Clos Pegase Pinot Noir
As a great example of Not Cheap Hooch, this Los Carneros yum-bomb is a $40.00 investment and it is rockin’ the Stelvin capsule (known to you and me as Le Screw-cap) with grace and aplomb. It’s a beauty – cherries and blackberries and tea and spices. Completely delicious.
Les Dauphins Cotes Du Rhone Reserve
There are white and pink versions of this wine, available for about $12 (which is a steal for anything brought to you by France). I vastly prefer the pink one, which is a combination of Rhone A-listers Grenache, Syrah and Mourvedre. A bit of lychee, a bunch of white nectarine, a full-flavored, fruit-forward, super-drinkable wine.
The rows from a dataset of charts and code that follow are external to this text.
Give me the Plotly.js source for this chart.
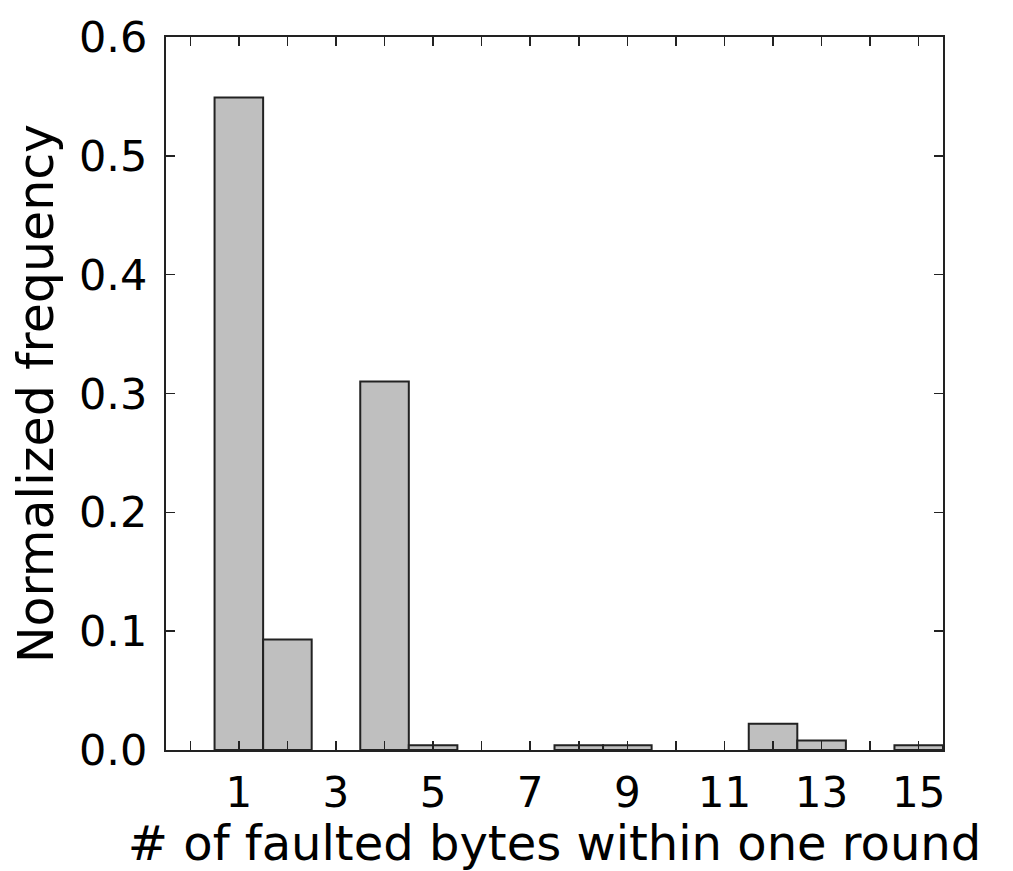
<!DOCTYPE html>
<html>
<head>
<meta charset="utf-8">
<script src="https://cdn.plot.ly/plotly-3.0.1.min.js"></script>
<style>html,body{margin:0;padding:0;background:#fff;}#chart{width:1013px;height:871px;}</style>
</head>
<body>
<div id="chart"></div>
<script>
var faultedBytes = [1, 2, 4, 5, 8, 9, 12, 13, 15];
var frequency = [0.549, 0.093, 0.310, 0.004, 0.004, 0.004, 0.022, 0.008, 0.004];
var xTickVals = [0,1,2,3,4,5,6,7,8,9,10,11,12,13,14,15];
var xTickText = ['', '1', '', '3', '', '5', '', '7', '', '9', '', '11', '', '13', '', '15'];
var yTickVals = [0, 0.1, 0.2, 0.3, 0.4, 0.5, 0.6];
var yTickText = ['0.0', '0.1', '0.2', '0.3', '0.4', '0.5', '0.6'];

var fontFam = 'DejaVu Sans, sans-serif';
var trace = {
  type: 'bar',
  x: faultedBytes,
  y: frequency,
  width: 1,
  marker: {color: '#bfbfbf', line: {color: '#222222', width: 2}},
  hoverinfo: 'skip'
};
var layout = {
  width: 1013, height: 871,
  margin: {l: 166, r: 70, t: 37, b: 121, pad: 0},
  paper_bgcolor: '#ffffff', plot_bgcolor: '#ffffff',
  showlegend: false,
  font: {family: fontFam, color: '#000000', size: 42},
  xaxis: {
    range: [-0.5, 15.5],
    tickmode: 'array', tickvals: xTickVals, ticktext: xTickText,
    ticks: 'inside', ticklen: 9, tickwidth: 1.5, tickcolor: '#222',
    showline: true, linecolor: '#222', linewidth: 2, mirror: 'ticks',
    showgrid: false, zeroline: false,
    tickfont: {family: fontFam, size: 42, color: '#000'},
    ticklabelstandoff: 5,
    title: {text: '# of faulted bytes within one round', font: {family: fontFam, size: 48, color: '#000'}, standoff: 10}
  },
  yaxis: {
    range: [0, 0.6],
    tickmode: 'array', tickvals: yTickVals, ticktext: yTickText,
    ticks: 'inside', ticklen: 9, tickwidth: 1.5, tickcolor: '#222',
    showline: true, linecolor: '#222', linewidth: 2, mirror: 'ticks',
    showgrid: false, zeroline: false,
    tickfont: {family: fontFam, size: 43, color: '#000'},
    ticklabelstandoff: 8,
    title: {text: 'Normalized frequency', font: {family: fontFam, size: 49, color: '#000'}, standoff: 10}
  },
  bargap: 0
};
Plotly.newPlot('chart', [trace], layout, {displayModeBar: false, staticPlot: true});
</script>
</body>
</html>
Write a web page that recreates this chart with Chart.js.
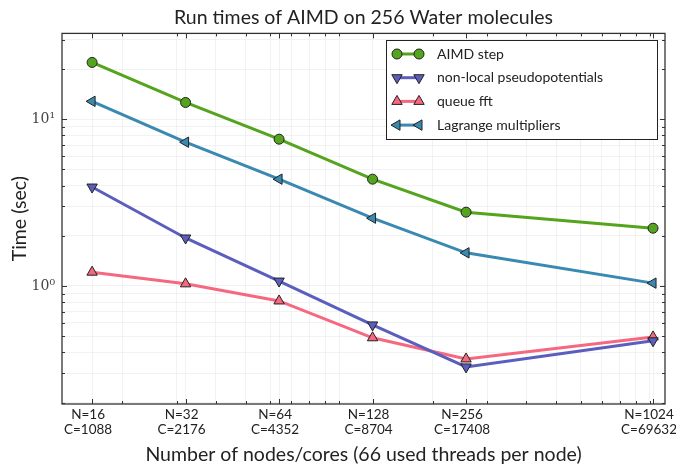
<!DOCTYPE html>
<html>
<head>
    <meta charset="UTF-8" />
    <title>AIMD run times</title>
    <script src="https://cdn.jsdelivr.net/npm/chart.js@4.4.0/dist/chart.umd.min.js"></script>
    <style>
        body { margin: 0; background: #fff; }
        #chart { display: block; }
    </style>
</head>
<body>
    <canvas id="chart" width="676" height="466"></canvas>

    <script>
        // data
        const nodes = [16, 32, 64, 128, 256, 1024];
        const cores = [1088, 2176, 4352, 8704, 17408, 69632];

        const aimdStep  = [21.9, 12.6, 7.59, 4.37, 2.77, 2.22];
        const nonLocal  = [3.92, 1.94, 1.07, 0.584, 0.327, 0.469];
        const queueFft  = [1.21, 1.03, 0.813, 0.489, 0.365, 0.495];
        const lagrange  = [12.8, 7.28, 4.37, 2.55, 1.58, 1.04];

        const xMinor = [20, 30, 40, 50, 60, 70, 80, 90, 100, 200, 300, 400, 500, 600, 700, 800, 900, 1000];
        const yTicks = [0.2, 0.3, 0.4, 0.5, 0.6, 0.7, 0.8, 0.9, 1, 2, 3, 4, 5, 6, 7, 8, 9, 10, 20, 30];
        const yLabels = { 1: '10\u2070', 10: '10\u00b9' };

        const sans = 'Lato';
        const ink = '#222';

        function series(label, values, color, style, rot) {
            return {
                label: label,
                data: nodes.map((n, i) => ({ x: n, y: values[i] })),
                borderColor: color,
                backgroundColor: color,
                borderWidth: 3,
                pointStyle: style,
                pointRotation: rot,
                pointRadius: style === 'circle' ? 5 : 6,
                pointBorderColor: ink,
                pointBorderWidth: 1,
                pointBackgroundColor: color,
                tension: 0
            };
        }

        const datasets = [
            series('AIMD step', aimdStep, '#55a41d', 'circle', 0),
            series('non-local pseudopotentials', nonLocal, '#5b5ebd', 'triangle', 180),
            series('queue fft', queueFft, '#f5687f', 'triangle', 0),
            series('Lagrange multipliers', lagrange, '#3a89b0', 'triangle', -90)
        ];

        // frame, inward ticks and legend box
        const decor = {
            id: 'decor',
            afterDraw(chart) {
                const ctx = chart.ctx;
                const a = chart.chartArea;
                const xs = chart.scales.x, ys = chart.scales.y;
                ctx.save();
                ctx.strokeStyle = '#333';
                ctx.lineWidth = 1;
                xs.ticks.forEach(t => {
                    const px = Math.round(xs.getPixelForValue(t.value)) + 0.5;
                    const len = nodes.includes(t.value) ? 5 : 3;
                    ctx.beginPath();
                    ctx.moveTo(px, a.bottom); ctx.lineTo(px, a.bottom - len);
                    ctx.moveTo(px, a.top); ctx.lineTo(px, a.top + len);
                    ctx.stroke();
                });
                ys.ticks.forEach(t => {
                    const py = Math.round(ys.getPixelForValue(t.value)) + 0.5;
                    const len = yLabels[t.value] ? 5 : 3;
                    ctx.beginPath();
                    ctx.moveTo(a.left, py); ctx.lineTo(a.left + len, py);
                    ctx.moveTo(a.right, py); ctx.lineTo(a.right - len, py);
                    ctx.stroke();
                });
                ctx.lineWidth = 1.3;
                ctx.strokeRect(a.left, a.top, a.right - a.left, a.bottom - a.top);

                // legend
                const bx = 386, by = 40, bw = 271, bh = 99;
                ctx.fillStyle = '#fff';
                ctx.fillRect(bx, by, bw, bh);
                ctx.strokeStyle = ink;
                ctx.lineWidth = 1;
                ctx.strokeRect(bx + 0.5, by + 0.5, bw, bh);
                ctx.font = '14px ' + sans;
                ctx.textBaseline = 'middle';
                chart.data.datasets.forEach((d, i) => {
                    const y = 54 + i * 23.7;
                    ctx.strokeStyle = d.borderColor;
                    ctx.lineWidth = 3;
                    ctx.beginPath();
                    ctx.moveTo(397, y); ctx.lineTo(419, y);
                    ctx.stroke();
                    [397, 419].forEach(x => {
                        ctx.fillStyle = d.pointBackgroundColor;
                        ctx.strokeStyle = ink;
                        ctx.lineWidth = 1;
                        Chart.helpers.drawPoint(ctx, {
                            pointStyle: d.pointStyle,
                            rotation: d.pointRotation,
                            radius: d.pointRadius,
                            borderWidth: 1
                        }, x, y);
                    });
                    ctx.fillStyle = ink;
                    ctx.fillText(d.label, 437, y);
                });
                ctx.restore();
            }
        };

        new Chart(document.getElementById('chart'), {
            type: 'line',
            data: { datasets: datasets },
            options: {
                responsive: false,
                animation: false,
                layout: { padding: { left: 0, right: 11, top: 0, bottom: 0 } },
                plugins: {
                    legend: { display: false },
                    tooltip: { enabled: false },
                    title: {
                        display: true,
                        fullSize: false,
                        text: 'Run times of AIMD on 256 Water molecules',
                        color: ink,
                        font: { family: sans, size: 19.5, weight: 'normal', lineHeight: 1.2 },
                        padding: { top: 6, bottom: 4 }
                    }
                },
                scales: {
                    x: {
                        type: 'logarithmic',
                        min: 12.8,
                        max: 1119,
                        afterBuildTicks(scale) {
                            scale.ticks = nodes.concat(xMinor).sort((p, q) => p - q).map(v => ({ value: v }));
                        },
                        afterFit(scale) {
                            scale.height = 62;
                            scale.paddingLeft = 0;
                            scale.paddingRight = 0;
                        },
                        grid: { color: '#efefef', lineWidth: 0.8, drawTicks: false },
                        border: { display: false },
                        ticks: {
                            autoSkip: false,
                            maxRotation: 0,
                            padding: 3,
                            labelOffset: -4,
                            color: ink,
                            font: { family: sans, size: 13.5, lineHeight: 1.12 },
                            callback(value) {
                                const i = nodes.indexOf(value);
                                return i < 0 ? '' : ['N=' + nodes[i], 'C=' + cores[i]];
                            }
                        },
                        title: {
                            display: true,
                            text: 'Number of nodes/cores (66 used threads per node)',
                            color: ink,
                            font: { family: sans, size: 19.5, lineHeight: 1.2 },
                            padding: 0
                        }
                    },
                    y: {
                        type: 'logarithmic',
                        min: 0.196,
                        max: 32.7,
                        afterBuildTicks(scale) {
                            scale.ticks = yTicks.map(v => ({ value: v }));
                        },
                        afterFit(scale) {
                            scale.width = 62;
                            scale.paddingTop = 0;
                            scale.paddingBottom = 0;
                        },
                        grid: { color: '#efefef', lineWidth: 0.8, drawTicks: false },
                        border: { display: false },
                        ticks: {
                            autoSkip: false,
                            padding: 7,
                            color: '#444',
                            font: { family: 'DejaVu Serif', size: 14 },
                            callback(value) { return yLabels[value] || ''; }
                        },
                        title: {
                            display: true,
                            text: 'Time (sec)',
                            color: ink,
                            font: { family: sans, size: 19.5, lineHeight: 1.2 },
                            padding: { top: 8, bottom: 0 }
                        }
                    }
                }
            },
            plugins: [decor]
        });
    </script>
</body>
</html>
Bonny Doon Vin Gris de Cigare
Dude, Randall Grahm has had an asteroid named in his honor, and I am pretty sure he’s the only winemaker to earn that distinction. His “Cigare Volant” (Rhone Valley for flying saucer) with its iconic spaceship label is also a not-cheap screw-capped wine, and it’s excellent, but my most common go to from Bonny Doon is their Vin Gris de Cigare, its rosé cousin. At around $18, it’s not the cheapest pink on the shelf, nor should it be. A silky, sleek, elegant little vixen of a wine, heavy on alpine strawberries with beautifully layered stone and herbal notes.